Since the TEF Entrepreneurship Programme launched in 2015, the foundation has disbursed over $100 million in seed capital to more than 24,000 entrepreneurs across all 54 African countries.
The businesses those entrepreneurs built have collectively generated over $4.2 billion in revenue, created more than 1.5 million jobs, positively impacted over four million African households, and lifted more than 2.1 million people above the poverty line.
Beyond direct funding, the foundation has granted more than 2.5 million Africans access to training, a figure that reflects the deliberate decision to treat skills and mentorship as equally important as the seed cheque.
The programme works by selecting a cohort of early-stage entrepreneurs each year, providing each with $5,000 in non-returnable seed capital, 12 weeks of structured business training, and access to a network of mentors and fellow founders across the continent. The selection is competitive and spans every African country, with a deliberate effort to reach entrepreneurs in markets that institutional capital rarely touches.
The $4.2 billion revenue figure is the one that deserves the most attention, not because it is large in isolation, but because of what it represents. The Tony Elumelu Foundation did not build those businesses. It gave entrepreneurs the capital and knowledge to build them themselves.

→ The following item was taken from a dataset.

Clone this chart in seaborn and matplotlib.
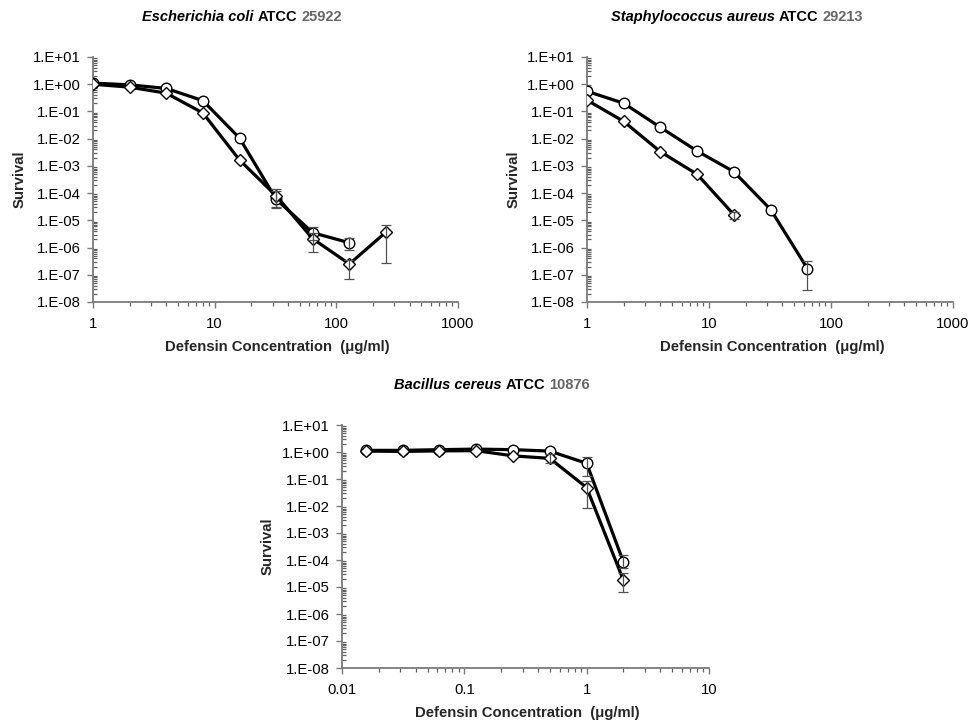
import numpy as np
import pandas as pd
import matplotlib
matplotlib.use("Agg")
import matplotlib.pyplot as plt
from matplotlib.ticker import FixedLocator, FixedFormatter, LogLocator, NullFormatter
import seaborn as sns

# ---------------- data ----------------
nan = np.nan
# E. coli ATCC 25922
ecoli_conc_c = [1, 2, 4, 8, 16, 32, 64, 128]
ecoli_surv_c = [1.1, 0.95, 0.70, 0.25, 0.0105, 6.0e-5, 3.5e-6, 1.5e-6]
ecoli_hi_c = [nan, nan, nan, nan, nan, 1.2e-4, 5.9e-6, 2.3e-6]
ecoli_lo_c = [nan, nan, nan, nan, nan, 2.8e-5, 1.9e-6, 8.0e-7]
ecoli_conc_d = [1, 2, 4, 8, 16, 32, 64, 128, 256]
ecoli_surv_d = [1.0, 0.78, 0.47, 0.088, 1.65e-3, 8.0e-5, 2.1e-6, 2.5e-7, 3.7e-6]
ecoli_hi_d = [nan, nan, nan, nan, nan, 1.37e-4, 3.5e-6, 3.6e-7, 7.0e-6]
ecoli_lo_d = [nan, nan, nan, nan, nan, 3.0e-5, 7.0e-7, 7.0e-8, 2.8e-7]

# S. aureus ATCC 29213
saur_conc_c = [1, 2, 4, 8, 16, 32, 64]
saur_surv_c = [0.55, 0.20, 0.026, 3.5e-3, 6.1e-4, 2.5e-5, 1.7e-7]
saur_hi_c = [nan, nan, nan, nan, nan, nan, 3.2e-7]
saur_lo_c = [nan, nan, nan, nan, nan, nan, 2.8e-8]
saur_conc_d = [1, 2, 4, 8, 16]
saur_surv_d = [0.26, 0.043, 3.3e-3, 4.9e-4, 1.6e-5]
saur_hi_d = [nan, nan, nan, nan, 2.1e-5]
saur_lo_d = [nan, nan, nan, nan, 1.1e-5]

# B. cereus ATCC 10876
bcer_conc_c = [0.015625, 0.03125, 0.0625, 0.125, 0.25, 0.5, 1, 2]
bcer_surv_c = [1.15, 1.15, 1.22, 1.28, 1.22, 1.08, 0.38, 8.3e-5]
bcer_hi_c = [nan, nan, nan, nan, nan, nan, 0.63, 1.5e-4]
bcer_lo_c = [nan, nan, nan, nan, nan, nan, 0.13, 5.0e-5]
bcer_conc_d = [0.015625, 0.03125, 0.0625, 0.125, 0.25, 0.5, 1, 2]
bcer_surv_d = [1.08, 1.05, 1.10, 1.12, 0.72, 0.58, 0.048, 1.75e-5]
bcer_hi_d = [nan, nan, nan, nan, nan, 0.85, 0.085, 3.2e-5]
bcer_lo_d = [nan, nan, nan, nan, nan, 0.38, 8.7e-3, 6.5e-6]

ytick_values = [1e1, 1e0, 1e-1, 1e-2, 1e-3, 1e-4, 1e-5, 1e-6, 1e-7, 1e-8]
ytick_labels = ["1.E+01", "1.E+00", "1.E-01", "1.E-02", "1.E-03",
                "1.E-04", "1.E-05", "1.E-06", "1.E-07", "1.E-08"]
xtick_top_values = [1, 10, 100, 1000]
xtick_top_labels = ["1", "10", "100", "1000"]
xtick_bot_values = [0.01, 0.1, 1, 10]
xtick_bot_labels = ["0.01", "0.1", "1", "10"]

titles = [("Escherichia coli", "ATCC", "25922"),
          ("Staphylococcus aureus", "ATCC", "29213"),
          ("Bacillus cereus", "ATCC", "10876")]
xlabel_text = "Defensin Concentration  (\u03bcg/ml)"
ylabel_text = "Survival"

# ---------------- style ----------------
sns.set_theme(style="ticks")
plt.rcParams["font.family"] = ["Liberation Sans", "DejaVu Sans"]

W, H = 970, 722
fig = plt.figure(figsize=(W / 100, H / 100), dpi=100)
fig.patch.set_facecolor("white")

SPINE = "#7a7a7a"
ERR = "#505050"


def px_axes(left, top, right, bottom):
    return fig.add_axes([left / W, 1 - bottom / H, (right - left) / W, (bottom - top) / H])


def build_df(conc_c, surv_c, conc_d, surv_d):
    return pd.DataFrame({
        "conc": list(conc_c) + list(conc_d),
        "surv": list(surv_c) + list(surv_d),
        "series": ["circle"] * len(conc_c) + ["diamond"] * len(conc_d),
    })


def draw_panel(ax, conc_c, surv_c, hi_c, lo_c, conc_d, surv_d, hi_d, lo_d,
               xlim, xt_vals, xt_labels):
    ax.set_xscale("log")
    ax.set_yscale("log")
    df = build_df(conc_c, surv_c, conc_d, surv_d)
    sns.lineplot(data=df, x="conc", y="surv", style="series",
                 markers={"circle": "o", "diamond": "D"}, dashes=False,
                 color="black", linewidth=2.3, markersize=7.6,
                 markerfacecolor="white", markeredgecolor="black",
                 markeredgewidth=1.0, legend=False, errorbar=None,
                 sort=True, ax=ax, zorder=3)
    for ln in ax.get_lines():
        if ln.get_marker() == "D":
            ln.set_markersize(6.2)
    # error bars
    for conc, surv, hi, lo in ((conc_c, surv_c, hi_c, lo_c), (conc_d, surv_d, hi_d, lo_d)):
        conc = np.asarray(conc, float); surv = np.asarray(surv, float)
        hi = np.asarray(hi, float); lo = np.asarray(lo, float)
        m = np.isfinite(hi) & np.isfinite(lo)
        if m.any():
            yerr = np.vstack([surv[m] - lo[m], hi[m] - surv[m]])
            ax.errorbar(conc[m], surv[m], yerr=yerr, fmt="none", ecolor=ERR,
                        elinewidth=0.9, capsize=3.5, capthick=0.9, zorder=4)
    ax.set_xlim(*xlim)
    ax.set_ylim(1e-8, 1e1)
    ax.yaxis.set_major_locator(FixedLocator(ytick_values))
    ax.yaxis.set_major_formatter(FixedFormatter(ytick_labels))
    ax.yaxis.set_minor_locator(LogLocator(base=10, subs=np.arange(2, 10), numticks=50))
    ax.yaxis.set_minor_formatter(NullFormatter())
    ax.xaxis.set_major_locator(FixedLocator(xt_vals))
    ax.xaxis.set_major_formatter(FixedFormatter(xt_labels))
    ax.xaxis.set_minor_locator(LogLocator(base=10, subs=np.arange(2, 10), numticks=50))
    ax.xaxis.set_minor_formatter(NullFormatter())
    ax.set_xlabel("")
    ax.set_ylabel("")
    for side in ("top", "right"):
        ax.spines[side].set_visible(False)
    for side in ("left", "bottom"):
        ax.spines[side].set_color(SPINE)
        ax.spines[side].set_linewidth(1.3)
    ax.tick_params(axis="both", which="major", labelsize=10.7, colors=SPINE,
                   labelcolor="black", width=1.0)
    ax.tick_params(axis="y", which="major", direction="out", length=4, pad=5)
    ax.tick_params(axis="y", which="minor", direction="in", length=3, width=0.9, colors="#606060")
    ax.tick_params(axis="x", which="major", direction="out", length=4, pad=7)
    ax.tick_params(axis="x", which="minor", direction="out", length=3, width=0.9, colors="#606060")
    ax.set_facecolor("white")
    ax.grid(False)


panels = [
    dict(box=(93, 57, 458, 302), xlim=(1, 1000), xt=(xtick_top_values, xtick_top_labels),
         data=(ecoli_conc_c, ecoli_surv_c, ecoli_hi_c, ecoli_lo_c,
               ecoli_conc_d, ecoli_surv_d, ecoli_hi_d, ecoli_lo_d),
         title_xy=(242, 17), ylab_x=20, xlab_y=347),
    dict(box=(587, 57, 953, 302), xlim=(1, 1000), xt=(xtick_top_values, xtick_top_labels),
         data=(saur_conc_c, saur_surv_c, saur_hi_c, saur_lo_c,
               saur_conc_d, saur_surv_d, saur_hi_d, saur_lo_d),
         title_xy=(737, 17), ylab_x=514, xlab_y=347),
    dict(box=(342, 425, 709, 668), xlim=(0.01, 10), xt=(xtick_bot_values, xtick_bot_labels),
         data=(bcer_conc_c, bcer_surv_c, bcer_hi_c, bcer_lo_c,
               bcer_conc_d, bcer_surv_d, bcer_hi_d, bcer_lo_d),
         title_xy=(492, 385), ylab_x=268, xlab_y=713),
]

renderer = fig.canvas.get_renderer()


def compound_title(cx, cy, parts):
    species, atcc, num = parts
    fs = 10.5
    specs = [(species, dict(style="italic", weight="bold", color="black")),
             (atcc, dict(weight="bold", color="black")),
             (num, dict(weight="bold", color="#666666"))]
    texts = [fig.text(0, 1 - cy / H, s, fontsize=fs, va="center", ha="left", **kw)
             for s, kw in specs]
    widths = [t.get_window_extent(renderer).width for t in texts]
    gap = fs * 0.278 * 100 / 72
    total = sum(widths) + gap * (len(texts) - 1)
    x = cx - total / 2
    for t, w in zip(texts, widths):
        t.set_x(x / W)
        x += w + gap


for p, title in zip(panels, titles):
    ax = px_axes(*p["box"])
    draw_panel(ax, *p["data"], p["xlim"], *p["xt"])
    l, t, r, b = p["box"]
    fig.text(((l + r) / 2 + 2) / W, 1 - p["xlab_y"] / H, xlabel_text, fontsize=10.7,
             weight="bold", ha="center", va="center")
    fig.text(p["ylab_x"] / W, 1 - ((t + b) / 2) / H, ylabel_text, fontsize=10.7,
             weight="bold", ha="center", va="center", rotation=90)
    compound_title(p["title_xy"][0], p["title_xy"][1], title)

fig.savefig("out.png", dpi=100, facecolor="white")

A $5,000 grant to a founder in Kigali, a business training cohort for an entrepreneur in Accra, a mentorship connection for a startup in Lagos, these are small interventions individually. At scale, across 24,000 people and ten years, they have compounded into economic activity that dwarfs the original investment many times over.
The 1.5 million jobs created by TEF-funded businesses carry particular weight in the African context, where youth unemployment remains one of the continent’s most urgent structural challenges. The foundation’s model does not just create jobs for the entrepreneurs it funds; it creates jobs through them, as those entrepreneurs hire staff, build supply chains, and grow businesses that employ others.

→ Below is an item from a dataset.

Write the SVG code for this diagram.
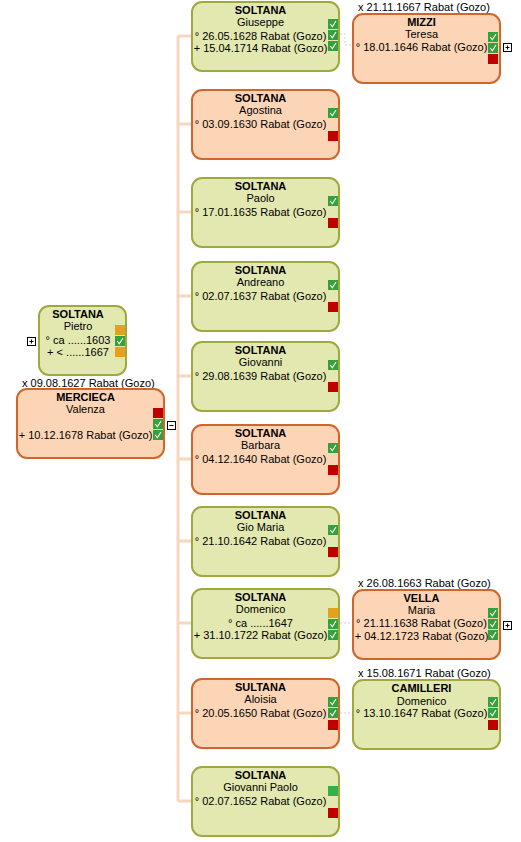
<svg xmlns="http://www.w3.org/2000/svg" xmlns:xlink="http://www.w3.org/1999/xlink" width="521" height="842" viewBox="0 0 521 842">
<style>
text{font-family:"Liberation Sans",Arial,sans-serif;font-size:11px;fill:#000}
.t{text-anchor:middle}
.b{font-weight:bold}
.g{fill:#e3e8b0;stroke:#a0a83e;stroke-width:2}
.o{fill:#fcd5b6;stroke:#d2652a;stroke-width:2}
.ln{stroke:#f8d8bd;stroke-width:3;fill:none}
.sp{stroke:#d9cfc6;stroke-width:1;fill:none;stroke-dasharray:2,2}
.spr{stroke:#f0bfbf;stroke-width:1;fill:none;stroke-dasharray:2,2}
.bx{fill:#fff;stroke:#000;stroke-width:1}
</style>
<defs>
<g id="chk"><rect width="10" height="10" fill="#34a23a"/><path d="M2.3,5 L4.3,7.8 L8,2" stroke="#fff" stroke-width="1.1" fill="none"/></g>
<rect id="red" width="10" height="10" fill="#c00000"/>
<rect id="org" width="10" height="10" fill="#e3a21c"/>
<rect id="grn" width="10" height="10" fill="#2eb34a"/>
<g id="plus"><rect class="bx" x="0.5" y="0.5" width="8" height="8"/><path d="M2.5,4.5 H6.5 M4.5,2.5 V6.5" stroke="#000" stroke-width="1"/></g>
<g id="minus"><rect class="bx" x="0.5" y="0.5" width="8" height="8"/><path d="M2.5,4.5 H6.5" stroke="#000" stroke-width="1"/></g>
</defs>

<g id="connectors">
<path class="ln" d="M178,36 V801"/>
<path class="ln" d="M178,36 H192 M178,124 H192 M178,212 H192 M178,296 H192 M178,376 H192 M178,459 H192 M178,541 H192 M178,623 H192 M178,713 H192 M178,801 H192"/>
<path class="sp" d="M340,34 H345 V45 H352"/>
<path class="spr" d="M340,623 H352"/>
<path class="spr" d="M340,713 H352"/>
</g>

<g id="pietro">
<rect class="g" x="39" y="306" width="87" height="69" rx="10"/>
<text class="t b" x="78" y="317.5">SOLTANA</text>
<text class="t" x="78" y="329.5">Pietro</text>
<text class="t" x="78" y="343.5">° ca ......1603</text>
<text class="t" x="78" y="355.5">+ &lt; ......1667</text>
<use xlink:href="#org" x="115" y="325"/>
<use xlink:href="#chk" x="115" y="336"/>
<use xlink:href="#org" x="115" y="347"/>
<use xlink:href="#plus" x="27" y="337"/>
</g>

<g id="valenza">
<text x="22" y="387">x 09.08.1627 Rabat (Gozo)</text>
<rect class="o" x="17" y="389" width="147" height="69" rx="10"/>
<text class="t b" x="85.5" y="400.5">MERCIECA</text>
<text class="t" x="85.5" y="412.5">Valenza</text>
<text class="t" x="85.5" y="438.5">+ 10.12.1678 Rabat (Gozo)</text>
<use xlink:href="#red" x="153" y="408"/>
<use xlink:href="#chk" x="153" y="419"/>
<use xlink:href="#chk" x="153" y="430"/>
<use xlink:href="#minus" x="167" y="421"/>
</g>

<g id="giuseppe">
<rect class="g" x="192" y="2" width="147" height="69" rx="10"/>
<text class="t b" x="260.5" y="13.5">SOLTANA</text>
<text class="t" x="260.5" y="25.5">Giuseppe</text>
<text class="t" x="260.5" y="39.5">° 26.05.1628 Rabat (Gozo)</text>
<text class="t" x="260.5" y="51.5">+ 15.04.1714 Rabat (Gozo)</text>
<use xlink:href="#chk" x="328" y="19"/>
<use xlink:href="#chk" x="328" y="30"/>
<use xlink:href="#chk" x="328" y="41"/>
</g>

<g id="mizzi">
<text x="358" y="10.5">x 21.11.1667 Rabat (Gozo)</text>
<rect class="o" x="353" y="14" width="147" height="69" rx="10"/>
<text class="t b" x="421.5" y="25.5">MIZZI</text>
<text class="t" x="421.5" y="37.5">Teresa</text>
<text class="t" x="421.5" y="51">° 18.01.1646 Rabat (Gozo)</text>
<use xlink:href="#chk" x="488" y="32"/>
<use xlink:href="#chk" x="488" y="43"/>
<use xlink:href="#red" x="488" y="54"/>
<use xlink:href="#plus" x="503" y="43"/>
</g>

<g id="agostina">
<rect class="o" x="192" y="90" width="147" height="69" rx="10"/>
<text class="t b" x="260.5" y="101.5">SOLTANA</text>
<text class="t" x="260.5" y="113.5">Agostina</text>
<text class="t" x="260.5" y="127.5">° 03.09.1630 Rabat (Gozo)</text>
<use xlink:href="#chk" x="328" y="108"/>
<use xlink:href="#red" x="328" y="131"/>
</g>

<g id="paolo">
<rect class="g" x="192" y="178" width="147" height="69" rx="10"/>
<text class="t b" x="260.5" y="189.5">SOLTANA</text>
<text class="t" x="260.5" y="201.5">Paolo</text>
<text class="t" x="260.5" y="215.5">° 17.01.1635 Rabat (Gozo)</text>
<use xlink:href="#chk" x="328" y="196"/>
<use xlink:href="#red" x="328" y="218"/>
</g>

<g id="andreano">
<rect class="g" x="192" y="262" width="147" height="69" rx="10"/>
<text class="t b" x="260.5" y="273.5">SOLTANA</text>
<text class="t" x="260.5" y="285.5">Andreano</text>
<text class="t" x="260.5" y="299.5">° 02.07.1637 Rabat (Gozo)</text>
<use xlink:href="#chk" x="328" y="280"/>
<use xlink:href="#red" x="328" y="302"/>
</g>

<g id="giovanni">
<rect class="g" x="192" y="342" width="147" height="69" rx="10"/>
<text class="t b" x="260.5" y="353.5">SOLTANA</text>
<text class="t" x="260.5" y="365.5">Giovanni</text>
<text class="t" x="260.5" y="379.5">° 29.08.1639 Rabat (Gozo)</text>
<use xlink:href="#chk" x="328" y="360"/>
<use xlink:href="#red" x="328" y="382"/>
</g>

<g id="barbara">
<rect class="o" x="192" y="425" width="147" height="69" rx="10"/>
<text class="t b" x="260.5" y="436.5">SOLTANA</text>
<text class="t" x="260.5" y="448.5">Barbara</text>
<text class="t" x="260.5" y="462.5">° 04.12.1640 Rabat (Gozo)</text>
<use xlink:href="#chk" x="328" y="443"/>
<use xlink:href="#red" x="328" y="465"/>
</g>

<g id="giomaria">
<rect class="g" x="192" y="507" width="147" height="69" rx="10"/>
<text class="t b" x="260.5" y="518.5">SOLTANA</text>
<text class="t" x="260.5" y="530.5">Gio Maria</text>
<text class="t" x="260.5" y="544.5">° 21.10.1642 Rabat (Gozo)</text>
<use xlink:href="#chk" x="328" y="525"/>
<use xlink:href="#red" x="328" y="547"/>
</g>

<g id="domenico">
<rect class="g" x="192" y="589" width="147" height="69" rx="10"/>
<text class="t b" x="260.5" y="600.5">SOLTANA</text>
<text class="t" x="260.5" y="612.5">Domenico</text>
<text class="t" x="260.5" y="626.5">° ca ......1647</text>
<text class="t" x="260.5" y="638.5">+ 31.10.1722 Rabat (Gozo)</text>
<use xlink:href="#org" x="328" y="608"/>
<use xlink:href="#chk" x="328" y="619"/>
<use xlink:href="#chk" x="328" y="630"/>
</g>

<g id="vella">
<text x="358" y="586.5">x 26.08.1663 Rabat (Gozo)</text>
<rect class="o" x="353" y="590" width="147" height="69" rx="10"/>
<text class="t b" x="421.5" y="601.5">VELLA</text>
<text class="t" x="421.5" y="613.5">Maria</text>
<text class="t" x="421.5" y="627">° 21.11.1638 Rabat (Gozo)</text>
<text class="t" x="421.5" y="639.5">+ 04.12.1723 Rabat (Gozo)</text>
<use xlink:href="#chk" x="488" y="608"/>
<use xlink:href="#chk" x="488" y="619"/>
<use xlink:href="#chk" x="488" y="630"/>
<use xlink:href="#plus" x="503" y="621"/>
</g>

<g id="aloisia">
<rect class="o" x="192" y="679" width="147" height="69" rx="10"/>
<text class="t b" x="260.5" y="690.5">SULTANA</text>
<text class="t" x="260.5" y="702.5">Aloisia</text>
<text class="t" x="260.5" y="716.5">° 20.05.1650 Rabat (Gozo)</text>
<use xlink:href="#chk" x="328" y="697"/>
<use xlink:href="#chk" x="328" y="708"/>
<use xlink:href="#red" x="328" y="720"/>
</g>

<g id="camilleri">
<text x="358" y="677">x 15.08.1671 Rabat (Gozo)</text>
<rect class="g" x="353" y="680" width="147" height="69" rx="10"/>
<text class="t b" x="421.5" y="691.5">CAMILLERI</text>
<text class="t" x="421.5" y="704.5">Domenico</text>
<text class="t" x="421.5" y="716.5">° 13.10.1647 Rabat (Gozo)</text>
<use xlink:href="#chk" x="488" y="697"/>
<use xlink:href="#chk" x="488" y="708"/>
<use xlink:href="#red" x="488" y="720"/>
</g>

<g id="giovannipaolo">
<rect class="g" x="192" y="767" width="147" height="69" rx="10"/>
<text class="t b" x="260.5" y="778.5">SOLTANA</text>
<text class="t" x="260.5" y="790.5">Giovanni Paolo</text>
<text class="t" x="260.5" y="804.5">° 02.07.1652 Rabat (Gozo)</text>
<use xlink:href="#grn" x="328" y="786"/>
<use xlink:href="#red" x="328" y="808"/>
</g>
</svg>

The 2.1 million people lifted above the poverty line is perhaps the most grounding number in the report. It connects the business metrics- revenue, jobs, capital deployed to the human reality underneath them. Behind each of those 2.1 million people is a family whose circumstances changed because someone got a chance to build something.
Ten years in, the TEF Entrepreneurship Programme stands as one of the most significant privately funded entrepreneurship initiatives on the continent and one of the clearest demonstrations that capital directed at African founders. This, in relatively small amounts, generates outsized economic returns when paired with the right support structures.